> [THE PROBLEM]: Wherever "picture" appears in a line, list that line.

-- begin --

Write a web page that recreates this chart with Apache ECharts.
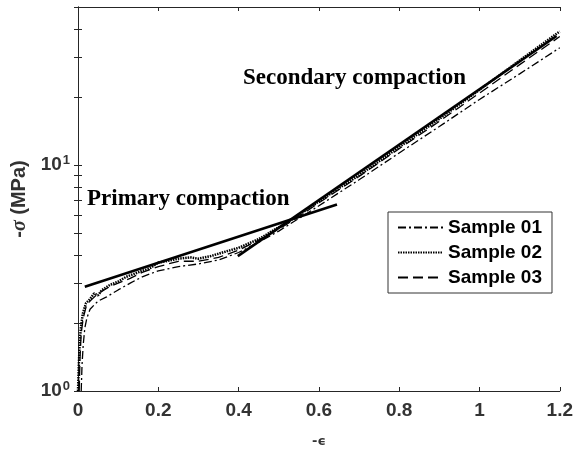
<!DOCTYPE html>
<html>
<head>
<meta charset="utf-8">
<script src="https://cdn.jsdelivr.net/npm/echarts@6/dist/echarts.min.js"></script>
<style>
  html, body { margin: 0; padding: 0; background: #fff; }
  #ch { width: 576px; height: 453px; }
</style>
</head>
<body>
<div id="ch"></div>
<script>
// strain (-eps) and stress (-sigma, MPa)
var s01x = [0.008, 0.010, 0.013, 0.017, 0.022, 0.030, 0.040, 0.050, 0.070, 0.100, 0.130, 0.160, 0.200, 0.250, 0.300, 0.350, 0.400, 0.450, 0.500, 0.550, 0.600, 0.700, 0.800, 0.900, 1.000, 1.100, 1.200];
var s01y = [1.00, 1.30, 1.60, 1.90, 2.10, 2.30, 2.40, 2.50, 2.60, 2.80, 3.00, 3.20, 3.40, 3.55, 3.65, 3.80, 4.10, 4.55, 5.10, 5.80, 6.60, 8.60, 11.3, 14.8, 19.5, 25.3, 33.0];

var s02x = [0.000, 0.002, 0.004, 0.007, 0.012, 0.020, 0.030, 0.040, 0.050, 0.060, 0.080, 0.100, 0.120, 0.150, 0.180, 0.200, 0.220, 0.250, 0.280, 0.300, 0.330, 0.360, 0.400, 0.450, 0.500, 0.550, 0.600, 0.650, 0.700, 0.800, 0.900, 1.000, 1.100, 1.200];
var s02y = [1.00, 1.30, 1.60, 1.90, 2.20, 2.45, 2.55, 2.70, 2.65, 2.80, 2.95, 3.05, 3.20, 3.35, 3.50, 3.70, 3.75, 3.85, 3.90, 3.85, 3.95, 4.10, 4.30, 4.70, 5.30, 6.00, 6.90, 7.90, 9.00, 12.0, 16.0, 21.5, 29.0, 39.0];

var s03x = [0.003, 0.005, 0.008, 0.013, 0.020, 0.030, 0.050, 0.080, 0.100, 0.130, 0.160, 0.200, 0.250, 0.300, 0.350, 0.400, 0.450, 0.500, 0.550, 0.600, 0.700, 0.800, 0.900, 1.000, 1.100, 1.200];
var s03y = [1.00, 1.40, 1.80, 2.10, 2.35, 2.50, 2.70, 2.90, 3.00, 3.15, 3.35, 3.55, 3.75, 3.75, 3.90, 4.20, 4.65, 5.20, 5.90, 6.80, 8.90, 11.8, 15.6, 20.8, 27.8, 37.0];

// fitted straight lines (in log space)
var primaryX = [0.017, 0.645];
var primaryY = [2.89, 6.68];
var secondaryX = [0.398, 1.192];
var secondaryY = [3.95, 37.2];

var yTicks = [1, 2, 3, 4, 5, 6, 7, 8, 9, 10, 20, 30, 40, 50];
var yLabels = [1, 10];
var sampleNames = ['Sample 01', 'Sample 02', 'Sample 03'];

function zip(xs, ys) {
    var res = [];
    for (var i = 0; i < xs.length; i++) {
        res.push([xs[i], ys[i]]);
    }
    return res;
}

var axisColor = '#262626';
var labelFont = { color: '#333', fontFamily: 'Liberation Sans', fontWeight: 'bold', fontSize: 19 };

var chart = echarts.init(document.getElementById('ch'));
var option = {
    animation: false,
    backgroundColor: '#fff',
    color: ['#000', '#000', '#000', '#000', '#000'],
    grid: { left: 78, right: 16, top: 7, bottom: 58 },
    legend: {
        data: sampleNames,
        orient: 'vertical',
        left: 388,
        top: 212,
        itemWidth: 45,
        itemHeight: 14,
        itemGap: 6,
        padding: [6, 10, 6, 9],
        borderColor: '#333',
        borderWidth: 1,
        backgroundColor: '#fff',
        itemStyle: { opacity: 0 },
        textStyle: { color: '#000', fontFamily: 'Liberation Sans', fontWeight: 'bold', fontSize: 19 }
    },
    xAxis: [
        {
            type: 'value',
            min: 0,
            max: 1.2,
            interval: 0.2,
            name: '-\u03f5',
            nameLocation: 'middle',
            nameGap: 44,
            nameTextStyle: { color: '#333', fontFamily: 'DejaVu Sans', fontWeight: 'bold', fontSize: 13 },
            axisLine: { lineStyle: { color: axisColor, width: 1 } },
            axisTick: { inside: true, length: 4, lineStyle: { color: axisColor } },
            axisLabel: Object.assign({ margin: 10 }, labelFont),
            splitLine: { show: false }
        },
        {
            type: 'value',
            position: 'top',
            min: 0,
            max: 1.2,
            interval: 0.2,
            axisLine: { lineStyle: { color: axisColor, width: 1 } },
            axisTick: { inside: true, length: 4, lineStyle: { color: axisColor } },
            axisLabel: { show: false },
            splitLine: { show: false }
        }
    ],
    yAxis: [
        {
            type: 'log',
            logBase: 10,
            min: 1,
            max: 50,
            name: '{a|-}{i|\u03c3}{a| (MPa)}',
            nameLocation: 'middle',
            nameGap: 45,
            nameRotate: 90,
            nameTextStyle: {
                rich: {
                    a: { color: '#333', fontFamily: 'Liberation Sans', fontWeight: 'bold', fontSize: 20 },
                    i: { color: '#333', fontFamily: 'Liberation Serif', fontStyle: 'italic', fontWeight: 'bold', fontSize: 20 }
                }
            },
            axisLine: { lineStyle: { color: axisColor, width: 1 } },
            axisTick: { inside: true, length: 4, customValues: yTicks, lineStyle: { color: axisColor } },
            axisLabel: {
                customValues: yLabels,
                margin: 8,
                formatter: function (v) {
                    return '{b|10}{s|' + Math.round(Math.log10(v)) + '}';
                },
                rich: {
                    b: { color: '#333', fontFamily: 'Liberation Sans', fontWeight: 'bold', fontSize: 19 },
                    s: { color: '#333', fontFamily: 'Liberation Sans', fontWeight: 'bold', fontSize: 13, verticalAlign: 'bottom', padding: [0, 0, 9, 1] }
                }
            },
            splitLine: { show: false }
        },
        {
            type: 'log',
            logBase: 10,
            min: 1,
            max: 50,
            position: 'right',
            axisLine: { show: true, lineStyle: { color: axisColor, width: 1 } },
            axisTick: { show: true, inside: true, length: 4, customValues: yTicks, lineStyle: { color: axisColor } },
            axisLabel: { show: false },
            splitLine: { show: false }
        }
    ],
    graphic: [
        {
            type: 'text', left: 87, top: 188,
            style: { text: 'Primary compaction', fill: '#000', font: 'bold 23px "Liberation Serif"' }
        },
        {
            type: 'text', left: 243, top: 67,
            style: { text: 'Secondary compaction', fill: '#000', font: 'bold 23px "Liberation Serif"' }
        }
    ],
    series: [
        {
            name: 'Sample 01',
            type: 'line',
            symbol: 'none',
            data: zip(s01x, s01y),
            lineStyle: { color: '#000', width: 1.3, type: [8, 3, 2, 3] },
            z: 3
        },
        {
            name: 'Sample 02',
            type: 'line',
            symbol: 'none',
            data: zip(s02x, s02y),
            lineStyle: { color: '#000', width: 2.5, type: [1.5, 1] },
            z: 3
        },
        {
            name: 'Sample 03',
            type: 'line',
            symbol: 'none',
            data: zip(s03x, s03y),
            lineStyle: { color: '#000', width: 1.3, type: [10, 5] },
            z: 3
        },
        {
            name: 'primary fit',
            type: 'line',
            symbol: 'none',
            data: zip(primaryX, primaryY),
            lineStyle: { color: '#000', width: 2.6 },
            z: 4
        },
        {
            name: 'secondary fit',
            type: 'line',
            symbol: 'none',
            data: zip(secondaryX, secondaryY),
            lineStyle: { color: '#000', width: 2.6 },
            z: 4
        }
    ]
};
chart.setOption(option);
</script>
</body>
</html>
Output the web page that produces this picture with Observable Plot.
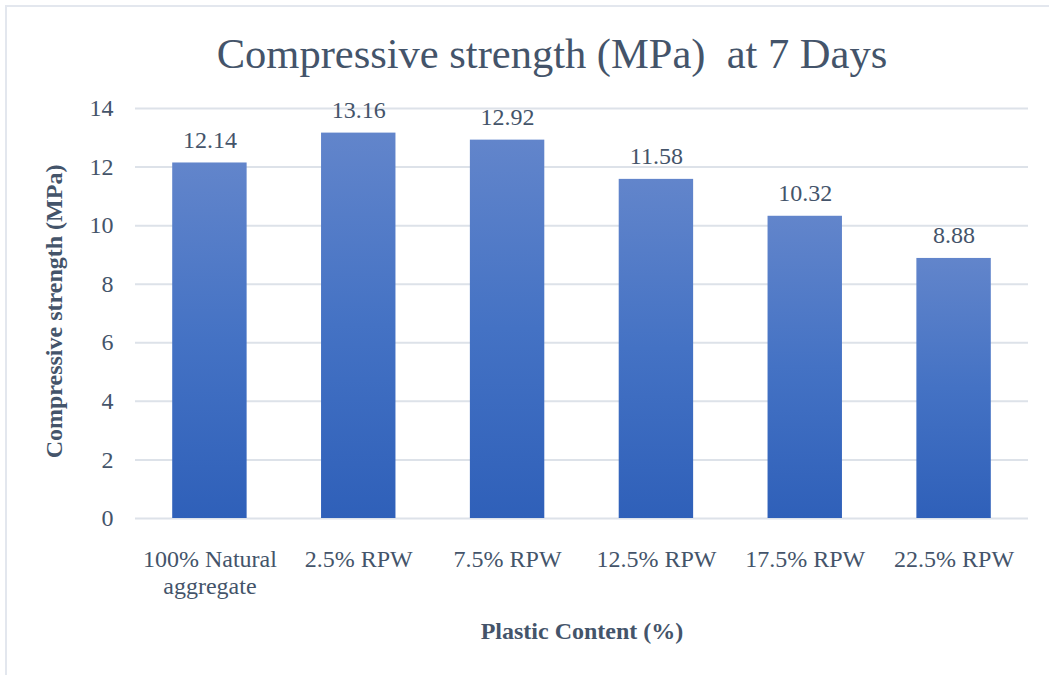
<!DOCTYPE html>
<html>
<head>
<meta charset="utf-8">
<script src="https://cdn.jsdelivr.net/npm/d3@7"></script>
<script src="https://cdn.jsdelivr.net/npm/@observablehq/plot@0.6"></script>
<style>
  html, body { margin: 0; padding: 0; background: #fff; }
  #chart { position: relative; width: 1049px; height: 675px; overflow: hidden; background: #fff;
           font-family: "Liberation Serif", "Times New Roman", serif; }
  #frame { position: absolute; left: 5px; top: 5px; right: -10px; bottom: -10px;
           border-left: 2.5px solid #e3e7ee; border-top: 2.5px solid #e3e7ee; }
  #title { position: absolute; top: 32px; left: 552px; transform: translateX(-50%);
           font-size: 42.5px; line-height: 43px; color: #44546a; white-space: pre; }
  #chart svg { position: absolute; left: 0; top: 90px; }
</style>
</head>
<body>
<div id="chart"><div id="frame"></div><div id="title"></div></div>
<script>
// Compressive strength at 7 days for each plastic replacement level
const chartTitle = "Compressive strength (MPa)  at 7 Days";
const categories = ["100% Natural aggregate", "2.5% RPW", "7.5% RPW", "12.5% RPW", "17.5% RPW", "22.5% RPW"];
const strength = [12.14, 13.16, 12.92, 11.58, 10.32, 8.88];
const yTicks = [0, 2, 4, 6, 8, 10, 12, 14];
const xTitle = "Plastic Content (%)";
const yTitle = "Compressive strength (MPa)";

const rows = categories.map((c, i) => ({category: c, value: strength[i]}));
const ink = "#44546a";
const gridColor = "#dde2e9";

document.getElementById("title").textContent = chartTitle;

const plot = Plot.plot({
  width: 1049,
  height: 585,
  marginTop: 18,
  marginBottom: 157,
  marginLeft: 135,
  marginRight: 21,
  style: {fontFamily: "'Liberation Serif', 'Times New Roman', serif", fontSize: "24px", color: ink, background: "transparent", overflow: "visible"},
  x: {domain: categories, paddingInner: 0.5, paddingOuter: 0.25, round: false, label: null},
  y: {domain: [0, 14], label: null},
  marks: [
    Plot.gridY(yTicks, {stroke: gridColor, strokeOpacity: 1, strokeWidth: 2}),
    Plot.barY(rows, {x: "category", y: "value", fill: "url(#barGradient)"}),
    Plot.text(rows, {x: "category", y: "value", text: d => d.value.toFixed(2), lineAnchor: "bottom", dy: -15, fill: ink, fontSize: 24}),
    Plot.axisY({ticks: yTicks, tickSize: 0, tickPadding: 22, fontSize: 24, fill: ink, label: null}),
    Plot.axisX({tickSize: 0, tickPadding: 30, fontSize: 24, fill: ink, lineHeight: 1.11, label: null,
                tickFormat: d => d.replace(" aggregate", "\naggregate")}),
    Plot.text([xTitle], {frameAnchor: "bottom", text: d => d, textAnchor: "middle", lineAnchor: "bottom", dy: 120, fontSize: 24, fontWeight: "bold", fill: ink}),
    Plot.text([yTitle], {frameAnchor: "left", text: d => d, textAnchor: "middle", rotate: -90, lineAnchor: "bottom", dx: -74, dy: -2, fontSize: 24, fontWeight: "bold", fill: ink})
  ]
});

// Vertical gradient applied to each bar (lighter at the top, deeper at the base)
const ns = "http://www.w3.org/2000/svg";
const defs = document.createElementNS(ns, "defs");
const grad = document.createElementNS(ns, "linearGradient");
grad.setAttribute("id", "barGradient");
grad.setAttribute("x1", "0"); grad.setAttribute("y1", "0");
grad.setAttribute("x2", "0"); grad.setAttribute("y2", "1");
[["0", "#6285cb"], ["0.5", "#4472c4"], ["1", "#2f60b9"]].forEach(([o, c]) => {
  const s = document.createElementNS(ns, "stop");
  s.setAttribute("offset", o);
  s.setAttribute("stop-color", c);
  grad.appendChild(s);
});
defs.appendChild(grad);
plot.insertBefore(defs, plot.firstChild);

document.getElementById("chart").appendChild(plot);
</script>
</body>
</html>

-- end --

> [RESULT OF THE TASK]:
Output the web page that produces this picture with Observable Plot.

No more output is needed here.